* _Work instructions_
Quote the listing below in full and exactly as written, but omit every picture.

• • • • •

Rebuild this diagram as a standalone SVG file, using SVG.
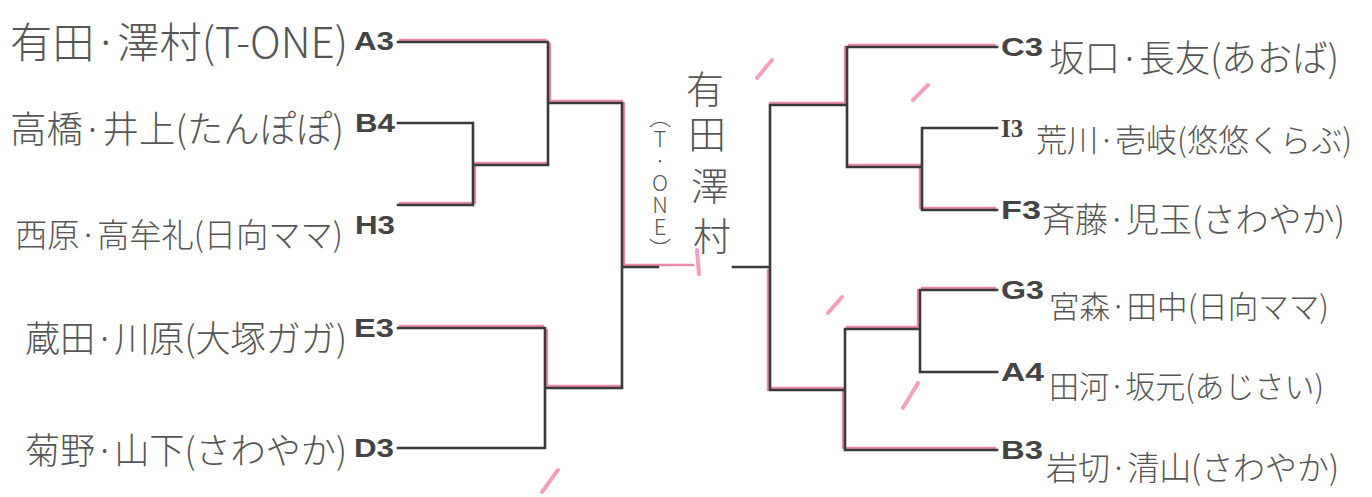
<svg xmlns="http://www.w3.org/2000/svg" width="1372" height="497" viewBox="0 0 1372 497">
<style>
.hw{font-family:"Noto Sans CJK JP","Noto Sans CJK SC",sans-serif;font-weight:300;fill:#555}
.hv{font-family:"Noto Sans CJK JP","Noto Sans CJK SC",sans-serif;font-weight:300;font-size:38px;fill:#555;text-anchor:middle}
.hs{font-family:"Noto Sans CJK JP","Noto Sans CJK SC",sans-serif;font-weight:300;font-size:22px;fill:#555;writing-mode:vertical-rl;text-orientation:upright}
.cd{font-family:"Liberation Sans",Arial,sans-serif;font-weight:bold;font-size:25px;fill:#444}
.cds{font-family:"Liberation Serif","Times New Roman",serif;font-weight:bold;font-size:25px;fill:#444}
.ln{fill:none;stroke:#3a3a3a;stroke-width:2.6;stroke-linecap:square}
.pk{fill:none;stroke:#ec7f9f;stroke-width:2.4;stroke-linecap:round;opacity:0.9}
.mk{fill:none;stroke:#f08fb0;stroke-width:4;stroke-linecap:round;opacity:0.85}
</style>
<rect width="1372" height="497" fill="#ffffff"/>
<g id="connectors">
<path class="pk" d="M400,40 H546 M550,44 V101 M550,101 H622 M624,103 V265 M624,265 H693 M400,203 H471 M475,165 V203 M475,163 H548 M400,326 H543 M547,330 V386 M547,386 H620"/>
<path class="pk" d="M849,45 H995 M845,47 V103 M770,103 H845 M924,208 H995 M920,167 V208 M847,165 H920 M922,288 H995 M918,290 V327 M847,327 H918 M847,448 H995 M843,390 V448 M770,388 H843 M768,270 V390"/>
<path class="ln" d="M398,42 H548 M398,123 H473 M398,205 H473 M473,123 V205 M473,165 H548 M548,42 V165 M548,103 H622 M398,328 H545 M398,448 H545 M545,328 V448 M545,388 H622 M622,103 V388 M622,267 H658"/>
<path class="ln" d="M733,267 H770 M770,105 V390 M770,105 H847 M847,47 V167 M847,47 H997 M847,167 H922 M922,128 V210 M922,128 H997 M922,210 H997 M770,390 H845 M845,329 V450 M845,329 H920 M920,290 V372 M920,290 H997 M920,372 H997 M845,450 H997"/>
</g>
<g id="marks">
<path class="mk" d="M697,250 L699,274 M757,78 L772,60 M828,313 L842,297 M542,492 L558,470 M913,100 L928,85 M903,408 L918,383"/>
</g>
<g id="node-A3">
<text class="hw" x="10" y="58" font-size="42" textLength="338" lengthAdjust="spacingAndGlyphs">有田·澤村(T-ONE)</text>
<text class="cd" x="354" y="50" textLength="40" lengthAdjust="spacingAndGlyphs">A3</text>
</g>
<g id="node-B4">
<text class="hw" x="10" y="143" font-size="37" textLength="334" lengthAdjust="spacingAndGlyphs">高橋·井上(たんぽぽ)</text>
<text class="cd" x="355" y="132" textLength="40" lengthAdjust="spacingAndGlyphs">B4</text>
</g>
<g id="node-H3">
<text class="hw" x="15" y="247" font-size="33" textLength="328" lengthAdjust="spacingAndGlyphs">西原·高牟礼(日向ママ)</text>
<text class="cd" x="355" y="234" textLength="40" lengthAdjust="spacingAndGlyphs">H3</text>
</g>
<g id="node-E3">
<text class="hw" x="25" y="352" font-size="36" textLength="322" lengthAdjust="spacingAndGlyphs">蔵田·川原(大塚ガガ)</text>
<text class="cd" x="354" y="337" textLength="40" lengthAdjust="spacingAndGlyphs">E3</text>
</g>
<g id="node-D3">
<text class="hw" x="25" y="464" font-size="36" textLength="322" lengthAdjust="spacingAndGlyphs">菊野·山下(さわやか)</text>
<text class="cd" x="354" y="457" textLength="40" lengthAdjust="spacingAndGlyphs">D3</text>
</g>
<g id="node-C3">
<text class="cd" x="1001" y="56" textLength="42" lengthAdjust="spacingAndGlyphs">C3</text>
<text class="hw" x="1049" y="72" font-size="37" textLength="290" lengthAdjust="spacingAndGlyphs">坂口·長友(あおば)</text>
</g>
<g id="node-I3">
<text class="cds" x="1001" y="137">I3</text>
<text class="hw" x="1036" y="152" font-size="32" textLength="316" lengthAdjust="spacingAndGlyphs">荒川·壱岐(悠悠くらぶ)</text>
</g>
<g id="node-F3">
<text class="cd" x="1001" y="219" textLength="40" lengthAdjust="spacingAndGlyphs">F3</text>
<text class="hw" x="1042" y="232" font-size="34" textLength="303" lengthAdjust="spacingAndGlyphs">斉藤·児玉(さわやか)</text>
</g>
<g id="node-G3">
<text class="cd" x="1001" y="299" textLength="43" lengthAdjust="spacingAndGlyphs">G3</text>
<text class="hw" x="1049" y="318" font-size="31" textLength="280" lengthAdjust="spacingAndGlyphs">宮森·田中(日向ママ)</text>
</g>
<g id="node-A4">
<text class="cd" x="1001" y="381" textLength="43" lengthAdjust="spacingAndGlyphs">A4</text>
<text class="hw" x="1049" y="398" font-size="31" textLength="275" lengthAdjust="spacingAndGlyphs">田河·坂元(あじさい)</text>
</g>
<g id="node-B3">
<text class="cd" x="1001" y="459" textLength="42" lengthAdjust="spacingAndGlyphs">B3</text>
<text class="hw" x="1046" y="480" font-size="33" textLength="293" lengthAdjust="spacingAndGlyphs">岩切·清山(さわやか)</text>
</g>
<g id="winner">
<text class="hv" x="705" y="103">有</text>
<text class="hv" x="707" y="148">田</text>
<text class="hv" x="710" y="200">澤</text>
<text class="hv" x="712" y="250">村</text>
<text class="hs" x="660" y="106">（T·ONE）</text>
</g>
</svg>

• • • • •

* _Answer in full_
Rebuild this diagram as a standalone SVG file, using SVG.
<svg xmlns="http://www.w3.org/2000/svg" width="1372" height="497" viewBox="0 0 1372 497">
<style>
.hw{font-family:"Noto Sans CJK JP","Noto Sans CJK SC",sans-serif;font-weight:300;fill:#555}
.hv{font-family:"Noto Sans CJK JP","Noto Sans CJK SC",sans-serif;font-weight:300;font-size:38px;fill:#555;text-anchor:middle}
.hs{font-family:"Noto Sans CJK JP","Noto Sans CJK SC",sans-serif;font-weight:300;font-size:22px;fill:#555;writing-mode:vertical-rl;text-orientation:upright}
.cd{font-family:"Liberation Sans",Arial,sans-serif;font-weight:bold;font-size:25px;fill:#444}
.cds{font-family:"Liberation Serif","Times New Roman",serif;font-weight:bold;font-size:25px;fill:#444}
.ln{fill:none;stroke:#3a3a3a;stroke-width:2.6;stroke-linecap:square}
.pk{fill:none;stroke:#ec7f9f;stroke-width:2.4;stroke-linecap:round;opacity:0.9}
.mk{fill:none;stroke:#f08fb0;stroke-width:4;stroke-linecap:round;opacity:0.85}
</style>
<rect width="1372" height="497" fill="#ffffff"/>
<g id="connectors">
<path class="pk" d="M400,40 H546 M550,44 V101 M550,101 H622 M624,103 V265 M624,265 H693 M400,203 H471 M475,165 V203 M475,163 H548 M400,326 H543 M547,330 V386 M547,386 H620"/>
<path class="pk" d="M849,45 H995 M845,47 V103 M770,103 H845 M924,208 H995 M920,167 V208 M847,165 H920 M922,288 H995 M918,290 V327 M847,327 H918 M847,448 H995 M843,390 V448 M770,388 H843 M768,270 V390"/>
<path class="ln" d="M398,42 H548 M398,123 H473 M398,205 H473 M473,123 V205 M473,165 H548 M548,42 V165 M548,103 H622 M398,328 H545 M398,448 H545 M545,328 V448 M545,388 H622 M622,103 V388 M622,267 H658"/>
<path class="ln" d="M733,267 H770 M770,105 V390 M770,105 H847 M847,47 V167 M847,47 H997 M847,167 H922 M922,128 V210 M922,128 H997 M922,210 H997 M770,390 H845 M845,329 V450 M845,329 H920 M920,290 V372 M920,290 H997 M920,372 H997 M845,450 H997"/>
</g>
<g id="marks">
<path class="mk" d="M697,250 L699,274 M757,78 L772,60 M828,313 L842,297 M542,492 L558,470 M913,100 L928,85 M903,408 L918,383"/>
</g>
<g id="node-A3">
<text class="hw" x="10" y="58" font-size="42" textLength="338" lengthAdjust="spacingAndGlyphs">有田·澤村(T-ONE)</text>
<text class="cd" x="354" y="50" textLength="40" lengthAdjust="spacingAndGlyphs">A3</text>
</g>
<g id="node-B4">
<text class="hw" x="10" y="143" font-size="37" textLength="334" lengthAdjust="spacingAndGlyphs">高橋·井上(たんぽぽ)</text>
<text class="cd" x="355" y="132" textLength="40" lengthAdjust="spacingAndGlyphs">B4</text>
</g>
<g id="node-H3">
<text class="hw" x="15" y="247" font-size="33" textLength="328" lengthAdjust="spacingAndGlyphs">西原·高牟礼(日向ママ)</text>
<text class="cd" x="355" y="234" textLength="40" lengthAdjust="spacingAndGlyphs">H3</text>
</g>
<g id="node-E3">
<text class="hw" x="25" y="352" font-size="36" textLength="322" lengthAdjust="spacingAndGlyphs">蔵田·川原(大塚ガガ)</text>
<text class="cd" x="354" y="337" textLength="40" lengthAdjust="spacingAndGlyphs">E3</text>
</g>
<g id="node-D3">
<text class="hw" x="25" y="464" font-size="36" textLength="322" lengthAdjust="spacingAndGlyphs">菊野·山下(さわやか)</text>
<text class="cd" x="354" y="457" textLength="40" lengthAdjust="spacingAndGlyphs">D3</text>
</g>
<g id="node-C3">
<text class="cd" x="1001" y="56" textLength="42" lengthAdjust="spacingAndGlyphs">C3</text>
<text class="hw" x="1049" y="72" font-size="37" textLength="290" lengthAdjust="spacingAndGlyphs">坂口·長友(あおば)</text>
</g>
<g id="node-I3">
<text class="cds" x="1001" y="137">I3</text>
<text class="hw" x="1036" y="152" font-size="32" textLength="316" lengthAdjust="spacingAndGlyphs">荒川·壱岐(悠悠くらぶ)</text>
</g>
<g id="node-F3">
<text class="cd" x="1001" y="219" textLength="40" lengthAdjust="spacingAndGlyphs">F3</text>
<text class="hw" x="1042" y="232" font-size="34" textLength="303" lengthAdjust="spacingAndGlyphs">斉藤·児玉(さわやか)</text>
</g>
<g id="node-G3">
<text class="cd" x="1001" y="299" textLength="43" lengthAdjust="spacingAndGlyphs">G3</text>
<text class="hw" x="1049" y="318" font-size="31" textLength="280" lengthAdjust="spacingAndGlyphs">宮森·田中(日向ママ)</text>
</g>
<g id="node-A4">
<text class="cd" x="1001" y="381" textLength="43" lengthAdjust="spacingAndGlyphs">A4</text>
<text class="hw" x="1049" y="398" font-size="31" textLength="275" lengthAdjust="spacingAndGlyphs">田河·坂元(あじさい)</text>
</g>
<g id="node-B3">
<text class="cd" x="1001" y="459" textLength="42" lengthAdjust="spacingAndGlyphs">B3</text>
<text class="hw" x="1046" y="480" font-size="33" textLength="293" lengthAdjust="spacingAndGlyphs">岩切·清山(さわやか)</text>
</g>
<g id="winner">
<text class="hv" x="705" y="103">有</text>
<text class="hv" x="707" y="148">田</text>
<text class="hv" x="710" y="200">澤</text>
<text class="hv" x="712" y="250">村</text>
<text class="hs" x="660" y="106">（T·ONE）</text>
</g>
</svg>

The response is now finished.